La guerra fría terminó hace años. Pero Líbano no ha dejado de ser una válvula de escape de tensiones y conflictos regionales. El inicio de una solución a la crisis política actual depende de la existencia de una dinámica regional que disipe tensiones y facilite el entendimiento entre los representantes de ambos campos. Eso es difícil de esperar en tanto estadunidenses y franceses insistan en considerar a Líbano una isla de democracia al tiempo que manipulan las divisiones religiosas según sus intereses económicos y estratégicos, sigan premiando a Israel y castigando a los palestinos, y excluyendo a Siria e Irán de todo diálogo regional.
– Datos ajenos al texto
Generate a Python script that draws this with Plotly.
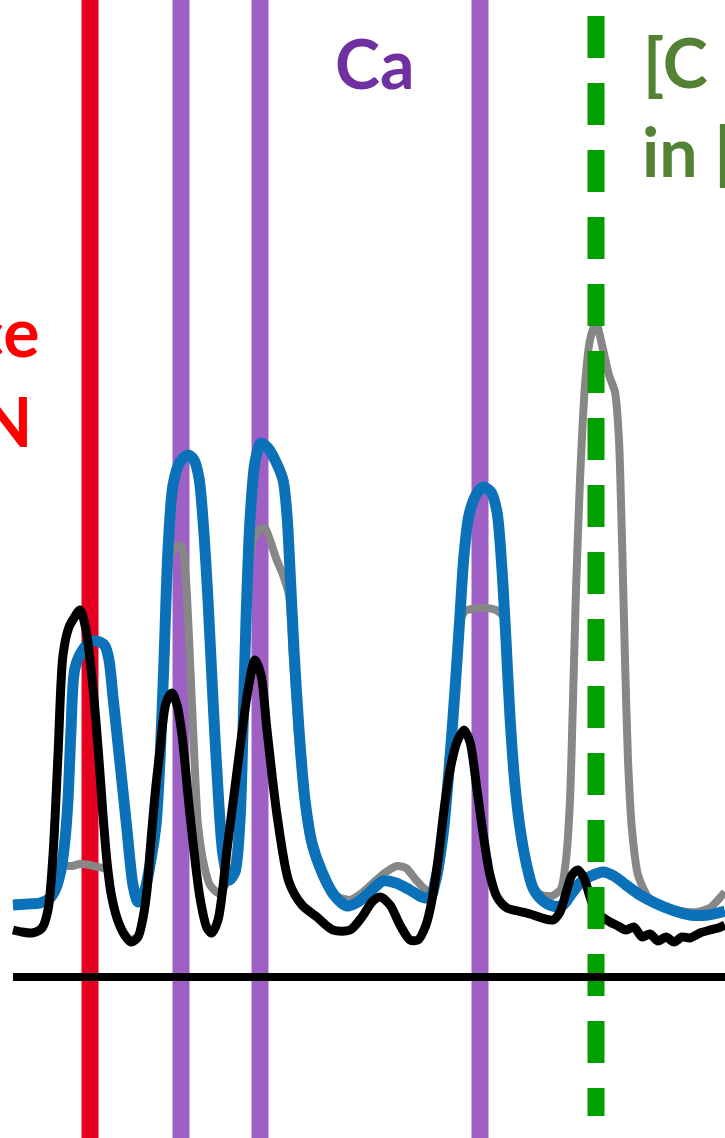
import plotly.graph_objects as go

# Spectra sampled on a shared channel scale (intensity in arbitrary counts)
gray_x = [13, 28, 40, 50, 56, 61, 65, 72, 80, 90, 98, 103, 107, 111, 117,
          124, 131, 138, 143, 147, 152, 156, 160, 164, 167, 171, 177, 182, 186, 190,
          194, 198, 204, 210, 218, 226, 233, 239, 243, 246, 249, 253, 259, 265, 270,
          276, 283, 289, 293, 298, 304, 311, 321, 333, 350, 362, 374, 386, 397, 406,
          416, 426, 433, 438, 443, 449, 455, 460, 465, 472, 483, 496, 503, 506, 510,
          515, 520, 526, 533, 542, 552, 561, 566, 570, 573, 576, 580, 585, 590, 596,
          602, 609, 615, 619, 622, 625, 628, 632, 638, 648, 662, 680, 697, 710, 718,
          725]
gray_y = [72, 73, 74, 79, 89, 107, 111, 111, 113, 112, 110, 109, 107, 82, 58,
          43, 37, 41, 60, 87, 127, 152, 217, 315, 397, 422, 431, 430, 397, 317,
          227, 152, 112, 92, 84, 93, 107, 155, 242, 347, 407, 437, 447, 449, 437,
          419, 402, 382, 317, 242, 177, 132, 103, 82, 77, 84, 95, 105, 111, 109,
          97, 87, 86, 99, 135, 202, 282, 355, 366, 368, 369, 367, 361, 327, 257,
          189, 146, 112, 87, 82, 81, 88, 117, 177, 277, 387, 497, 592, 637, 655,
          632, 602, 585, 537, 437, 317, 217, 147, 102, 80, 71, 66, 65, 69, 77,
          85]

blue_x = [13, 28, 40, 50, 56, 61, 65, 68, 71, 75, 84, 92, 100, 105, 109,
          113, 120, 127, 133, 138, 144, 150, 156, 160, 164, 168, 173, 180, 188, 194,
          199, 203, 208, 213, 218, 223, 229, 235, 240, 243, 246, 250, 255, 261, 268,
          276, 283, 287, 290, 294, 299, 305, 312, 322, 334, 347, 358, 370, 383, 396,
          410, 422, 430, 436, 443, 449, 455, 460, 464, 469, 476, 483, 491, 497, 502,
          506, 510, 515, 520, 526, 533, 542, 553, 563, 572, 581, 591, 603, 614, 626,
          640, 655, 672, 690, 708, 725]
blue_y = [72, 73, 74, 79, 89, 107, 137, 177, 247, 309, 329, 336, 335, 331, 317,
          280, 214, 147, 92, 75, 84, 112, 152, 217, 317, 427, 492, 515, 522, 517,
          499, 457, 377, 277, 187, 122, 97, 105, 157, 247, 357, 457, 515, 534, 529,
          515, 497, 462, 407, 327, 247, 177, 134, 105, 82, 71, 75, 85, 96, 94,
          87, 80, 79, 99, 142, 207, 287, 362, 422, 462, 482, 490, 485, 465, 407,
          337, 260, 192, 149, 115, 89, 77, 71, 72, 84, 95, 101, 105, 101, 92,
          82, 74, 67, 62, 62, 66]

black_x = [13, 22, 32, 42, 48, 53, 58, 63, 69, 74, 80, 86, 93, 99, 103,
           107, 111, 117, 124, 131, 138, 143, 147, 150, 155, 160, 166, 172, 177, 182,
           190, 200, 207, 212, 218, 222, 227, 234, 240, 248, 255, 261, 267, 277, 289,
           302, 317, 333, 350, 362, 372, 380, 390, 400, 410, 418, 426, 432, 438, 444,
           450, 457, 464, 470, 477, 483, 490, 497, 507, 518, 530, 542, 553, 560, 566,
           572, 578, 584, 590, 596, 602, 610, 618, 626, 634, 642, 650, 658, 666, 674,
           682, 690, 700, 710, 718, 725]
black_y = [47, 45, 44, 49, 67, 122, 222, 322, 350, 359, 367, 347, 289, 217, 162,
           115, 84, 59, 43, 35, 40, 59, 87, 125, 182, 227, 274, 284, 272, 242,
           162, 79, 49, 44, 57, 82, 127, 182, 229, 287, 317, 302, 247, 162, 95,
           72, 60, 47, 47, 60, 75, 80, 72, 52, 37, 37, 52, 77, 117, 167,
           207, 235, 247, 235, 187, 144, 102, 80, 69, 66, 63, 59, 57, 65, 84,
           102, 107, 99, 80, 65, 60, 55, 51, 47, 50, 40, 43, 36, 40, 35,
           40, 39, 44, 47, 49, 52]

# Reference line positions on the channel scale
red_lines = [90]
ca_lines = [181, 260, 480]
green_lines = [596]

X_RANGE = [0, 725]
Y_RANGE = [-161, 977]

fig = go.Figure()
for xs, ys, color, width, smooth in [
    (gray_x, gray_y, "#878787", 8, 0.6),
    (blue_x, blue_y, "#0B72B9", 11, 0.8),
    (black_x, black_y, "#000000", 9, 0.8),
]:
    fig.add_trace(go.Scatter(
        x=xs, y=ys, mode="lines",
        line=dict(color=color, width=width, shape="spline", smoothing=smooth),
        showlegend=False, hoverinfo="skip",
    ))

shapes = []
for xv in red_lines:
    shapes.append(dict(type="line", xref="x", yref="paper", x0=xv, x1=xv, y0=0, y1=1,
                       line=dict(color="#E60020", width=17), layer="below"))
for xv in ca_lines:
    shapes.append(dict(type="line", xref="x", yref="paper", x0=xv, x1=xv, y0=0, y1=1,
                       line=dict(color="#9E60C4", width=17), layer="below"))
for xv in green_lines:
    shapes.append(dict(type="line", xref="x", yref="paper", x0=xv, x1=xv,
                       y0=1 - 16 / 1138, y1=1 - 1116 / 1138,
                       line=dict(color="#00A000", width=17, dash="42px,25px"),
                       layer="above"))
# zero-intensity baseline
shapes.append(dict(type="line", xref="x", yref="y", x0=min(black_x), x1=X_RANGE[1],
                   y0=0, y1=0, line=dict(color="#000000", width=8), layer="above"))

font_family = "Lato"
annotations = [
    dict(text="<b>ce</b>", x=40, y=605, xanchor="right", yanchor="bottom",
         font=dict(color="#FF0000", size=68, family=font_family)),
    dict(text="<b>N</b>", x=33, y=515, xanchor="right", yanchor="bottom",
         font=dict(color="#FF0000", size=68, family=font_family)),
    dict(text="<b>Ca</b>", x=334, y=873, xanchor="left", yanchor="bottom",
         font=dict(color="#7030A0", size=68, family=font_family)),
    dict(text="<b>[C</b>", x=642, y=874, xanchor="left", yanchor="bottom",
         font=dict(color="#548235", size=68, family=font_family)),
    dict(text="<b>in [</b>", x=641, y=785, xanchor="left", yanchor="bottom",
         font=dict(color="#548235", size=68, family=font_family)),
]
for a in annotations:
    a.update(xref="x", yref="y", showarrow=False, borderpad=0)

fig.update_layout(
    width=725, height=1138,
    margin=dict(l=0, r=0, t=0, b=0),
    paper_bgcolor="white", plot_bgcolor="white",
    xaxis=dict(range=X_RANGE, visible=False, fixedrange=True),
    yaxis=dict(range=Y_RANGE, visible=False, fixedrange=True),
    shapes=shapes, annotations=annotations,
)

fig.write_html("out.html")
Los mensajes de Washington han sido contradictorios en este último aspecto. En un reporte elaborado recientemente por un grupo de consejeros encabezados por el ex secretario de Estado James Baker y el republicano Lee Hamilton, se pide urgentemente a Washington que involucre a Irán y a Siria en los proyectos de pacificación de Irak. La Unión Europea, que desde el año pasado se había unido a la política estadunidense contra Siria, empezó a contactar nuevamente al ministro de relaciones exteriores Walid Moualem desde la guerra de Israel contra Líbano en julio pasado y Bruselas habla ahora de la necesidad de concluir acuerdos con Damasco. El primer ministro británico, Tony Blair, incluso llegó a decir que con Siria e Irán se necesita «una relación de socios». El dilema de los neoconservadores no es menor: temen que Damasco les presente un paquete de demandas como la de negociar con Israel un acuerdo de paz por el que se le devuelvan los Altos del Golán, reconocer que Líbano es una zona legítima de la influencia siria, y olvidarse del tribunal internacional al que Damasco considera una declaración de guerra.

El reciente llamado de cese el fuego de George W. Bush y el primer ministro israelí, Ehud Olmert, en los territorios palestinos ocupados puede interpretarse como una maniobra más para esquivar el dilema de negociar con sus enemigos Irán y Siria. Washington ha tratado paralelamente de crear un frente de países árabes «moderados» sunitas de la región. Sin embargo, Egipto, Arabia Saudita y Jordania se han resistido (a pesar de su rivalidad con Siria y su aprehensión hacia Irán) a hacerse eco del simplismo con el que Estados Unidos analiza los conflictos de la región; han dicho a Washington que si pretende impedir guerras civiles en Palestina, Líbano e Irak, la asistencia de poderes regionales como Damasco y Teherán es imprescindible. Incluso múltiples figuras políticas y periodísticas en Israel han estado exigiendo a Olmert que se aleje de la política estadunidense y no eche en saco roto los llamados de paz que le ha hecho el presidente sirio, Bashar al Asad. Desde la perspectiva de muchos israelíes dicho acercamiento contribuiría a alejar a Siria de Irán. Pero el equipo neoconservador de Bush está atado de manos por su propia política hacia lo que denomina «estados paria», y se antoja difícil que acepte la colaboración de países a los que desde 2003 se ha empeñado en excluir y amenazar. Ello equivaldría a reconocer que su gran estrategia para el Medio Oriente ha sido un rotundo fracaso.